The fracas in Brooklyn over the recording by Bishop DiMarzio on behalf of a candidate is telling in many ways, but none more so than the way the Church’s culture tends to lag behind the mainstream culture. DiMarzio is old enough to remember a time when dealings between the Church and the State were conducted personally, and when the laity were not inclined to question their religious leaders, and religious leaders were not inclined to become publicly involved in political storms. Those days are gone.
We saw another leftover of the old days earlier this year when a Connecticut legislator questioned the way Catholic parishes were incorporated in that state.

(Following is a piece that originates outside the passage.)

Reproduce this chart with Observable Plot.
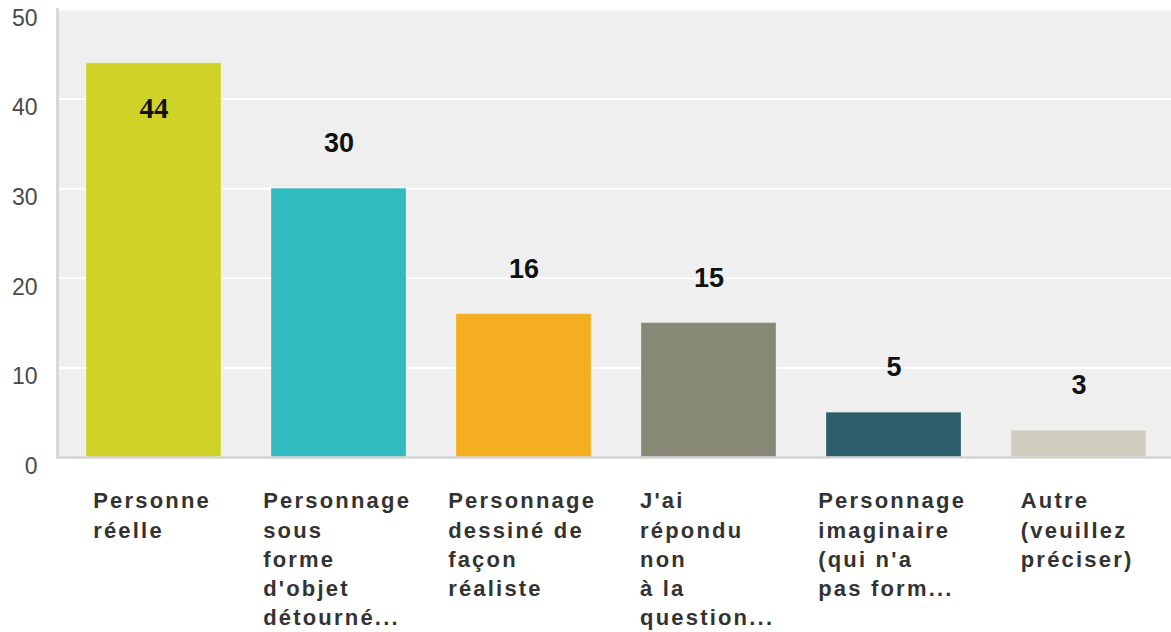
<!DOCTYPE html>
<html>
<head>
<meta charset="utf-8">
<script src="https://cdn.jsdelivr.net/npm/d3@7"></script>
<script src="https://cdn.jsdelivr.net/npm/@observablehq/plot@0.6"></script>
<style>
  html, body { margin: 0; padding: 0; background: #fff; }
  g[aria-label="x-axis tick label"] text { letter-spacing: 2.2px; }
</style>
</head>
<body>
<div id="chart"></div>
<script>
const categories = ["Personne réelle", "Personnage sous forme d'objet détourné...", "Personnage dessiné de façon réaliste", "J'ai répondu non à la question...", "Personnage imaginaire (qui n'a pas form...", "Autre (veuillez préciser)"];
const labelLines = [
  ["Personne", "réelle"],
  ["Personnage", "sous", "forme", "d'objet", "détourné..."],
  ["Personnage", "dessiné de", "façon", "réaliste"],
  ["J'ai", "répondu", "non", "à la", "question..."],
  ["Personnage", "imaginaire", "(qui n'a", "pas form..."],
  ["Autre", "(veuillez", "préciser)"]
];
const values = [44, 30, 16, 15, 5, 3];
const colors = ["#cfd328", "#32bbbf", "#f5ae1f", "#888876", "#2d5e6c", "#d0cebf"];
const yTicks = [0, 10, 20, 30, 40, 50];

const labelFont = "Liberation Sans, Arial, sans-serif";
const labelSize = 22;
const letterSpacing = 2.2;

const data = categories.map((c, i) => ({category: c, value: values[i], color: colors[i], lines: labelLines[i]}));
const inside = data.filter(d => d.value >= 40);
const above = data.filter(d => d.value < 40);

// measure each label block so it is centred under its bar, lines left-aligned
const ctx = document.createElement("canvas").getContext("2d");
ctx.font = `bold ${labelSize}px "Liberation Sans", Arial, sans-serif`;
function blockWidth(lines) {
  return Math.max(...lines.map(l => ctx.measureText(l).width + letterSpacing * (l.length - 1)));
}

const xAxes = data.map(d => Plot.axisX([d.category], {
  tickSize: 0,
  tickPadding: 30,
  textAnchor: "start",
  dx: -blockWidth(d.lines) / 2 - 3,
  lineHeight: 1.33,
  fontSize: labelSize,
  fontWeight: "bold",
  fill: "#333",
  fontFamily: labelFont,
  tickFormat: () => d.lines.join("\n"),
  label: null
}));

const chart = Plot.plot({
  width: 1171,
  height: 632,
  marginLeft: 57,
  marginRight: -4,
  marginTop: 9,
  marginBottom: 175,
  style: {background: "#fff"},
  x: {domain: categories, paddingInner: 0.27, paddingOuter: 0.15},
  y: {domain: [0, 50]},
  marks: [
    Plot.frame({fill: "#efefef", stroke: "none"}),
    Plot.gridY(yTicks, {stroke: "#ffffff", strokeOpacity: 1, strokeWidth: 2}),
    Plot.barY(data, {x: "category", y: "value", fill: "color", stroke: "#ffffff", strokeOpacity: 0.25, strokeWidth: 1}),
    Plot.ruleY([0], {stroke: "#d4d4d4", strokeWidth: 2.5}),
    Plot.frame({anchor: "left", stroke: "#d9d9d9", strokeWidth: 3}),
    Plot.axisY(yTicks, {tickSize: 0, tickPadding: 20, dy: 9, fontSize: 23, fill: "#4a4a4a", fontFamily: labelFont, label: null}),
    ...xAxes,
    Plot.text(above, {x: "category", y: "value", text: d => String(d.value), dy: -45, fontSize: 27, fontWeight: "bold", fill: "#111", fontFamily: labelFont}),
    Plot.text(inside, {x: "category", y: "value", text: d => String(d.value), dy: 45, fontSize: 29, fontWeight: "bold", fill: "#111", fontFamily: "'Liberation Serif', 'DejaVu Serif', serif"})
  ]
});
document.getElementById("chart").appendChild(chart);
</script>
</body>
</html>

Those laws were put on the books in the 1950s and, without any particular historical research, I can guarantee nonetheless that what happened in the 1950s was the Governor of Connecticut called the Archbishop of Hartford and asked, “How do you want us to do this?”
As the Church’s hierarchy decides where it will stand on the final health care bill, it is good to remember that those days are gone. One of the saddest things I heard all year was when a lifelong Catholic activist was wondering about what stance the USCCB would take and he said, “Well, of course they will oppose it. They’re Republicans.” This called to mind the statement, perhaps apocryphal, of John Kennedy when running for the presidency: “The monsignors are against me but the nuns are all for me.”
Bishop DiMarzio should not lend his name to any office seeker, of course. He may have jeopardized the tax-exempt status of his diocese, although I doubt you will find a prosecutor in the Big Apple who is interested in a long, public fight with a man of the cloth over such an incident. No matter how bishops engage the political process, they need to be prudent. As they gather later this month for their annual meeting, they can start their examination of how the Church involves itself with politics by looking first at themselves.